* **Aim**
Quote every line as written. Omit pictures.

* **Given information**
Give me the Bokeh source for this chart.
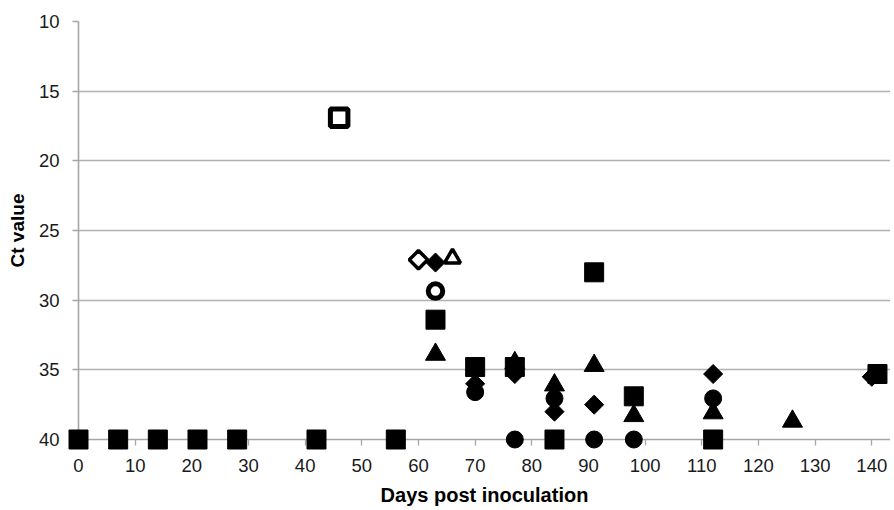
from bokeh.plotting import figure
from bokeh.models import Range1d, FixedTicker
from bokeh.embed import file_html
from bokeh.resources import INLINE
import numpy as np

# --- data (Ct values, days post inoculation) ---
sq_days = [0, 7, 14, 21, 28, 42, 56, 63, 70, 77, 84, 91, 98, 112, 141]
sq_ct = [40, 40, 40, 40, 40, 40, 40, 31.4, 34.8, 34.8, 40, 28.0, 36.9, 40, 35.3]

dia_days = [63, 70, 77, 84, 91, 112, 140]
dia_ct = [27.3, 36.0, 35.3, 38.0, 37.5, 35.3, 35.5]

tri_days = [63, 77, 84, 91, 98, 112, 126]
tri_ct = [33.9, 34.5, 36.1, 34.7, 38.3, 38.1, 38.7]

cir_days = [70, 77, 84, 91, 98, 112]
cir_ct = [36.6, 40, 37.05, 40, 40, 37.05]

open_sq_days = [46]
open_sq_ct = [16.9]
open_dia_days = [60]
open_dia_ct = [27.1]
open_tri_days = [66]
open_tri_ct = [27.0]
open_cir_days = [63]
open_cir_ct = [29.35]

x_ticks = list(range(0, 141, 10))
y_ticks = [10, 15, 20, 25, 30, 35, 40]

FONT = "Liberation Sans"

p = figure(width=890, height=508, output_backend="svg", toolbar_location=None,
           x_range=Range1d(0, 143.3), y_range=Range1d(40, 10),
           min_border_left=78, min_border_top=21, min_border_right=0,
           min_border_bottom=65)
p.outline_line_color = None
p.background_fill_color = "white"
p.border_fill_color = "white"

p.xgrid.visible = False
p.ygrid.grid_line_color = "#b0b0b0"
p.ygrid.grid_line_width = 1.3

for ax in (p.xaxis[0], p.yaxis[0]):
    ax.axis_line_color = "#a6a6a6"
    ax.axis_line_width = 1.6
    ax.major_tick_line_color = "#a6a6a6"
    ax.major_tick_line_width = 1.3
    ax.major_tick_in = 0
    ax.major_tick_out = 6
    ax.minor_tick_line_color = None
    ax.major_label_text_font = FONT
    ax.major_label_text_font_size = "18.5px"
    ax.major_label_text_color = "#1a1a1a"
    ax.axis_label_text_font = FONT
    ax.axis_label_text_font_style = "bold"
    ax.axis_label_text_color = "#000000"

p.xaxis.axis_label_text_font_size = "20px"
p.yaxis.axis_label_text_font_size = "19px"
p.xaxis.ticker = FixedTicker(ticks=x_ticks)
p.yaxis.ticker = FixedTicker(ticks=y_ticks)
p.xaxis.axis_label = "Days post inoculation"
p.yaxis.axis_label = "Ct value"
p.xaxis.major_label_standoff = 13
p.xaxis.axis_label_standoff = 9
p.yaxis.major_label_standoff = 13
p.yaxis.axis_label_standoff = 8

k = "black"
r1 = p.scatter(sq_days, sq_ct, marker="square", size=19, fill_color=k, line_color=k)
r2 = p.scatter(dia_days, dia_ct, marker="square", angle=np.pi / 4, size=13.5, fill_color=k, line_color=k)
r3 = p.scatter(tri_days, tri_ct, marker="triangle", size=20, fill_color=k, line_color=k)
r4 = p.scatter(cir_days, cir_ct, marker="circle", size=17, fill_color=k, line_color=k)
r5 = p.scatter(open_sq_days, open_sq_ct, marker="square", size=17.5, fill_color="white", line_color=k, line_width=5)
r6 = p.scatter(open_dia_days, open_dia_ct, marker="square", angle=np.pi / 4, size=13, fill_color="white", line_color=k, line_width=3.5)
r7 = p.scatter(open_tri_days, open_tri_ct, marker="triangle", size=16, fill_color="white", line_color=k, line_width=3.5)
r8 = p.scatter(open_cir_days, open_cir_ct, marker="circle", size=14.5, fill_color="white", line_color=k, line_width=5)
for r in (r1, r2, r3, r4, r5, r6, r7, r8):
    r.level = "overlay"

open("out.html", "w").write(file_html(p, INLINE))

* **Worked solution**
Give me the Bokeh source for this chart.
from bokeh.plotting import figure
from bokeh.models import Range1d, FixedTicker
from bokeh.embed import file_html
from bokeh.resources import INLINE
import numpy as np

# --- data (Ct values, days post inoculation) ---
sq_days = [0, 7, 14, 21, 28, 42, 56, 63, 70, 77, 84, 91, 98, 112, 141]
sq_ct = [40, 40, 40, 40, 40, 40, 40, 31.4, 34.8, 34.8, 40, 28.0, 36.9, 40, 35.3]

dia_days = [63, 70, 77, 84, 91, 112, 140]
dia_ct = [27.3, 36.0, 35.3, 38.0, 37.5, 35.3, 35.5]

tri_days = [63, 77, 84, 91, 98, 112, 126]
tri_ct = [33.9, 34.5, 36.1, 34.7, 38.3, 38.1, 38.7]

cir_days = [70, 77, 84, 91, 98, 112]
cir_ct = [36.6, 40, 37.05, 40, 40, 37.05]

open_sq_days = [46]
open_sq_ct = [16.9]
open_dia_days = [60]
open_dia_ct = [27.1]
open_tri_days = [66]
open_tri_ct = [27.0]
open_cir_days = [63]
open_cir_ct = [29.35]

x_ticks = list(range(0, 141, 10))
y_ticks = [10, 15, 20, 25, 30, 35, 40]

FONT = "Liberation Sans"

p = figure(width=890, height=508, output_backend="svg", toolbar_location=None,
           x_range=Range1d(0, 143.3), y_range=Range1d(40, 10),
           min_border_left=78, min_border_top=21, min_border_right=0,
           min_border_bottom=65)
p.outline_line_color = None
p.background_fill_color = "white"
p.border_fill_color = "white"

p.xgrid.visible = False
p.ygrid.grid_line_color = "#b0b0b0"
p.ygrid.grid_line_width = 1.3

for ax in (p.xaxis[0], p.yaxis[0]):
    ax.axis_line_color = "#a6a6a6"
    ax.axis_line_width = 1.6
    ax.major_tick_line_color = "#a6a6a6"
    ax.major_tick_line_width = 1.3
    ax.major_tick_in = 0
    ax.major_tick_out = 6
    ax.minor_tick_line_color = None
    ax.major_label_text_font = FONT
    ax.major_label_text_font_size = "18.5px"
    ax.major_label_text_color = "#1a1a1a"
    ax.axis_label_text_font = FONT
    ax.axis_label_text_font_style = "bold"
    ax.axis_label_text_color = "#000000"

p.xaxis.axis_label_text_font_size = "20px"
p.yaxis.axis_label_text_font_size = "19px"
p.xaxis.ticker = FixedTicker(ticks=x_ticks)
p.yaxis.ticker = FixedTicker(ticks=y_ticks)
p.xaxis.axis_label = "Days post inoculation"
p.yaxis.axis_label = "Ct value"
p.xaxis.major_label_standoff = 13
p.xaxis.axis_label_standoff = 9
p.yaxis.major_label_standoff = 13
p.yaxis.axis_label_standoff = 8

k = "black"
r1 = p.scatter(sq_days, sq_ct, marker="square", size=19, fill_color=k, line_color=k)
r2 = p.scatter(dia_days, dia_ct, marker="square", angle=np.pi / 4, size=13.5, fill_color=k, line_color=k)
r3 = p.scatter(tri_days, tri_ct, marker="triangle", size=20, fill_color=k, line_color=k)
r4 = p.scatter(cir_days, cir_ct, marker="circle", size=17, fill_color=k, line_color=k)
r5 = p.scatter(open_sq_days, open_sq_ct, marker="square", size=17.5, fill_color="white", line_color=k, line_width=5)
r6 = p.scatter(open_dia_days, open_dia_ct, marker="square", angle=np.pi / 4, size=13, fill_color="white", line_color=k, line_width=3.5)
r7 = p.scatter(open_tri_days, open_tri_ct, marker="triangle", size=16, fill_color="white", line_color=k, line_width=3.5)
r8 = p.scatter(open_cir_days, open_cir_ct, marker="circle", size=14.5, fill_color="white", line_color=k, line_width=5)
for r in (r1, r2, r3, r4, r5, r6, r7, r8):
    r.level = "overlay"

open("out.html", "w").write(file_html(p, INLINE))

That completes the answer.